Once recognized, there are only two ways to move forward. You can either accept the role creep or combat it.
Why would you give in to role creep? Sometimes a creep in responsibility makes a lot of sense for the team and organization. It can fill a resource gap at a critical time and ultimately be more of an improvement opportunity than a deviation. In this scenario, you may want to roll with the changes and make the additional tasks a formal part of the team’s responsibility.
However, more often than not you should correct the role creep and get the team back to its designed purpose.
The key to correction is to allow the team to change over a transition period. A quick and sudden change is bound to cause more harm than good and continue the spiral of confusion.
The 6-step process for reversing role creep:

1. Run a Gap Analysis
Gain an understanding of what gaps are being filled by your team that were not meant to be a part of their role. This is best done through one-on-one meetings with team members.

2. Identify the Best-Fit Alternative
Is there a team that’s better suited for the gap? Does that team’s manager agree they are a good fit for the work? In reality, sometimes there isn’t a perfect team to take on the role. Seek out creative options and look for ways to divide the work among several teams.

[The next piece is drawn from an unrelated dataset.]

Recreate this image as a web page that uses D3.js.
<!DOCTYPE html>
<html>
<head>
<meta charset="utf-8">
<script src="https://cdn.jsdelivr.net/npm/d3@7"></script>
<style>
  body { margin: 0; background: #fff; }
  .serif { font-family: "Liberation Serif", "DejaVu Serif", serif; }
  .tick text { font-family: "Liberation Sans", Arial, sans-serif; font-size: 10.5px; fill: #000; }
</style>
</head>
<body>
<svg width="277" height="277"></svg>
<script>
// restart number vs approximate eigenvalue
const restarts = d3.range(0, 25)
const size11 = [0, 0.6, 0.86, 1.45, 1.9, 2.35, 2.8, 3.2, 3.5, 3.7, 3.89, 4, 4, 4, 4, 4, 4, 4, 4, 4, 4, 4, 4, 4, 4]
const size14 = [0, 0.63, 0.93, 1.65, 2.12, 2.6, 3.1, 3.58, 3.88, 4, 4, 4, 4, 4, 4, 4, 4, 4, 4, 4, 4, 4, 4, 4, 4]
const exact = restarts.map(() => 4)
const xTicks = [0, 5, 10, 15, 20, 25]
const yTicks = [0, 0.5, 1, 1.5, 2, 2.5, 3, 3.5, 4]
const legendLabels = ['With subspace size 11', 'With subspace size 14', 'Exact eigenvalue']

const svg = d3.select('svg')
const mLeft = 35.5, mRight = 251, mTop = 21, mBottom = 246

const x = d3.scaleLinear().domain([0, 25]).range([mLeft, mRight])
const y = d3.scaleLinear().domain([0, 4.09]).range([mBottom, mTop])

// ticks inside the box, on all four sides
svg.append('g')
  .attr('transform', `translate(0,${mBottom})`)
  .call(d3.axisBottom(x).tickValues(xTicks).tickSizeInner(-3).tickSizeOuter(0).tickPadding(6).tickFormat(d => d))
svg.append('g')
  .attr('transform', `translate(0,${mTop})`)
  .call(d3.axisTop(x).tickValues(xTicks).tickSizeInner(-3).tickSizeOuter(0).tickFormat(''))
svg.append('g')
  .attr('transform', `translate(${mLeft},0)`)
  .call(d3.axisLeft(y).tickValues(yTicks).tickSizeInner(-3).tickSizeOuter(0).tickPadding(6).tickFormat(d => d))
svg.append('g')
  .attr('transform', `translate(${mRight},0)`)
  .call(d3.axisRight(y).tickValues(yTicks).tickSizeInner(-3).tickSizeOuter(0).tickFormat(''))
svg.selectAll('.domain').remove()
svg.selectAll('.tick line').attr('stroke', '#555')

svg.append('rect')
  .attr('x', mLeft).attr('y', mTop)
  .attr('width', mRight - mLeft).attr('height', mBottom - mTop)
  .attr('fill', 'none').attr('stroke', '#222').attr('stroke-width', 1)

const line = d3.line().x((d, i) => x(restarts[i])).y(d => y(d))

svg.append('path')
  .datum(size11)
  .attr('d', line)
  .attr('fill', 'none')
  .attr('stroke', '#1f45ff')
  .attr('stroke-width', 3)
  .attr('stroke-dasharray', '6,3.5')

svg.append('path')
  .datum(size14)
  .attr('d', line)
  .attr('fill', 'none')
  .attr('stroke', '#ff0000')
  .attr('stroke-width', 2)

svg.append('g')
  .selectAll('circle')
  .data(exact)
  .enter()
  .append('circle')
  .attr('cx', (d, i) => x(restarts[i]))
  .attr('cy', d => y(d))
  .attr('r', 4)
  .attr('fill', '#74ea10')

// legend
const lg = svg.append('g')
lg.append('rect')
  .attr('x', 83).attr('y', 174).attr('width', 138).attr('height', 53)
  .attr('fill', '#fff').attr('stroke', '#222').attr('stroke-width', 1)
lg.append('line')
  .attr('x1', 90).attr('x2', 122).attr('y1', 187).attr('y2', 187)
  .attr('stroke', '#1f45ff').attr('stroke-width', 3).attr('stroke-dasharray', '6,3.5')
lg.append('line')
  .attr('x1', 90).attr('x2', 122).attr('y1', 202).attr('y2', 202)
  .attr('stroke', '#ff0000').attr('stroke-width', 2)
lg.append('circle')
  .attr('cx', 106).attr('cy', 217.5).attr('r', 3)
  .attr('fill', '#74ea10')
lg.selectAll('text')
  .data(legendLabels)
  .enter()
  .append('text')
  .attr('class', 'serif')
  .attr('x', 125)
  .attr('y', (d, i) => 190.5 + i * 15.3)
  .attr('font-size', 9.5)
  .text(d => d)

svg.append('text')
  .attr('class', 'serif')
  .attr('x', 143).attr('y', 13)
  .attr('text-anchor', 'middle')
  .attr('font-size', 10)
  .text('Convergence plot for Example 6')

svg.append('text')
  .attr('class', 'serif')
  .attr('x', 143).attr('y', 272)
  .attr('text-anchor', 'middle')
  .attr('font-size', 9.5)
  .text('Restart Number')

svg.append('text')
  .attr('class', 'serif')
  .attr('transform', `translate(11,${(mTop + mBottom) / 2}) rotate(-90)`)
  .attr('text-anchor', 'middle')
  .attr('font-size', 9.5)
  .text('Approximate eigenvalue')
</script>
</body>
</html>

3. Secure Executive Buy-In
Without management support, you have nothing. Make sure managers at the executive level and any relevant governance teams are aligned. Agreement will help make sure the correction goes smoothly, and ensure it holds.

4. Document
Ensure your team has access to a clear Roles & Responsibilities document, RACI matrix, and other useful tools to solidify their understanding of the objectives. Additionally, these documents can be repurposed to resist role creep in the future. Having a clear, agreed upon, documented, segregation of duties to refer to reduces the risk of tension being caused if you need to push back on inflated expectations.

5. Communicate
Consistent, frequent, and tailored communications with your team and other affected stakeholders is the catalyst for change. Communication needs to be continued and reinforced by documentation & management buy-in until well after the change takes hold.
Related: Stop Talking Past Each Other! Improve Communication by Tuning Into Your Dominant “Language”

6. Create a Timeline
Role adjustments don’t happen overnight. It’s best to have a controlled transition with a set timeline to reduce the risk of major activities being dropped. Allow enough time for your team to transfer knowledge to the team that is accepting responsibility for the role.
Preventing Role Creep.
If you’ve been through role creep once, you’re bound to put emphasis on avoiding it in the future. If you haven’t experienced role creep or the immense effort needed to correct it, you’ll be doing yourself a great service to actively avoid it. Through my own experience and through feedback from my team, I’ve identified a few core components that help to actively mitigate role creep.
Goals
First, setting clear goals is paramount. If your team doesn’t understand their goal, they can easily become confused on their role. In addition, it’s important to tie incentives to those goals to motivate the team to achieve. With an understanding of individual and team goals, you can ensure your team understands how their effort contributes to the bigger picture.
Governance and Communication
Secondly, governance and communication are very useful to ensure roles don’t slip. This is easier said than done and depending on the size of your team it may not be feasible to manage at a detailed level. However, any effort to improve communication and governance over activities within your team will help prevent role creep.
(Related: Executive Field Guide on IT Governance)
Sustainability
Lastly, it’s important to maintain and spread a mindset of sustainability. The point behind avoiding role creep isn’t to limit productivity or the reach of our employees; rather, it’s to ensure we don’t stretch them too thin and cause burnout, and to make sure the team’s real roles and responsibilities are covered. By enacting and communicating sustainability, you’re building a culture that fosters a healthy and predictable level of productivity.